Solved – Gradient Bandit Algorithm baseline

gradient descentmultiarmed-banditreinforcement learningstochastic gradient descent

I am reading Sutton's latest draft of "Reinforcement learning, an introduction" and I came to the Gradient Bandit Algorithm (page 29). I am having a bit of trouble understanding how the baseline should be computed. The book says:

"$\bar{R_t} ∈ \mathbb{R}$ is the average of all the rewards up through and including time $t$, which can be computed incrementally as described in Section 2.4 "

Section 2.4 explains briefly how to compute sample averages incrementally by using this formula: $Q_{n+1} = Q_{n+1} + (R_n – Q_n)/n$. So I am using it to compute the average reward, but I am not getting the results displayed in the book.
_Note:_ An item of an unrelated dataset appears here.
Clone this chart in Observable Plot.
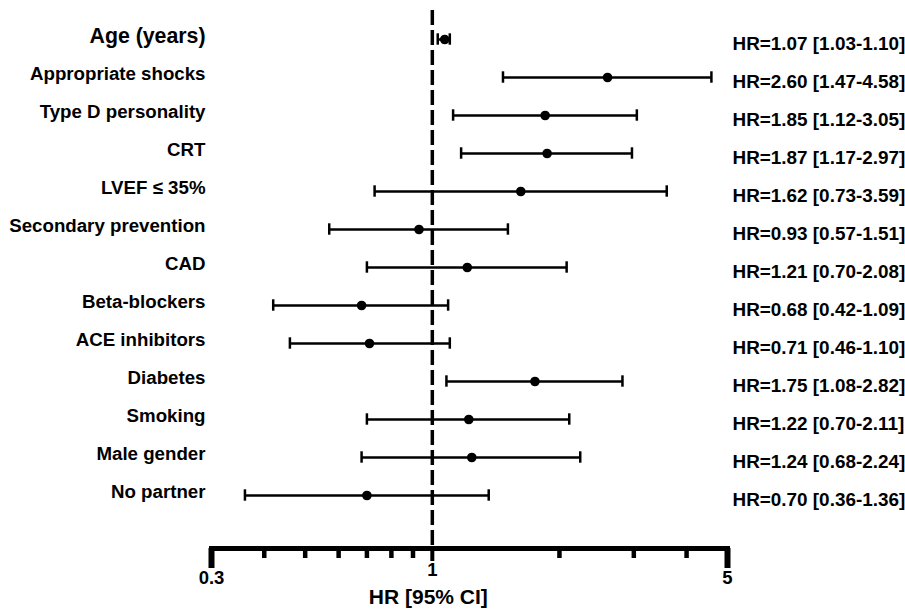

These are the books results:

enter image description here

These are mine:

enter image description here

This is my code [it is concise, I promise :)]:

def GradientBandit(bandits, iterations, step_size, no_baseline=False):
    k = len(bandits)
    H = np.zeros(k)
    P = np.ones(k) / k
    N = np.zeros(k)

    is_optimal = np.zeros(iterations)
    avg_reward = 0
    for t in range(1, iterations + 1):
        A = np.argmax(P)

        R = bandits.reward(A)
        avg_reward = avg_reward + (1.0 / t) * (R - avg_reward)
        baseline = 0.0 if no_baseline else avg_reward

        H[A] = H[A] + step_size * (R - baseline) * (1 - P[A])
        for a in range(k):
            if a != A:
                H[a] = H[a] - step_size * (R - baseline) * P[a]


        aux_exp = np.exp(H)
        P = aux_exp / np.sum(aux_exp)
        is_optimal[t - 1] = int(bandits.is_optimal(A)) * 1.0


    return P, is_optimal

I am not sure if I misunderstood the way the baseline is supposed to be computed… At first I thought it may be a baseline per action, but then in the formula proof they state that the baseline must not depend on the selected action in order to derive the gradient correctly. Am I wrong?.

My results are pretty bad in two ways: first, the no base line algorithm is not learning anything. Second, it barely reaches like 47% in the optimal action, whereas the book results get over 80%.

The bandits testbed is a 10-bandit problem where the true expected reward is shifted 4 units as suggested in chapter 2 (this is: set the mean of each bandit = gaussian(mean=4)). The results are averages of 2000 runs with 1000 steps. The is_optimal check returns true if the action is equal to the maximum mean of all bandits.

Best Answer

Your implementation is very close to being correct. The issue is in the definition of $\pi$ (which you have as $P$ in your code). From the notes:

where here we have also introduced a useful new notation, $\pi_t(a)$, for the probability of taking action $a$ at time $t$.

But in your code, you take an argmax:

    A = np.argmax(P)

This should instead be a random integer with mass function defined by $P$.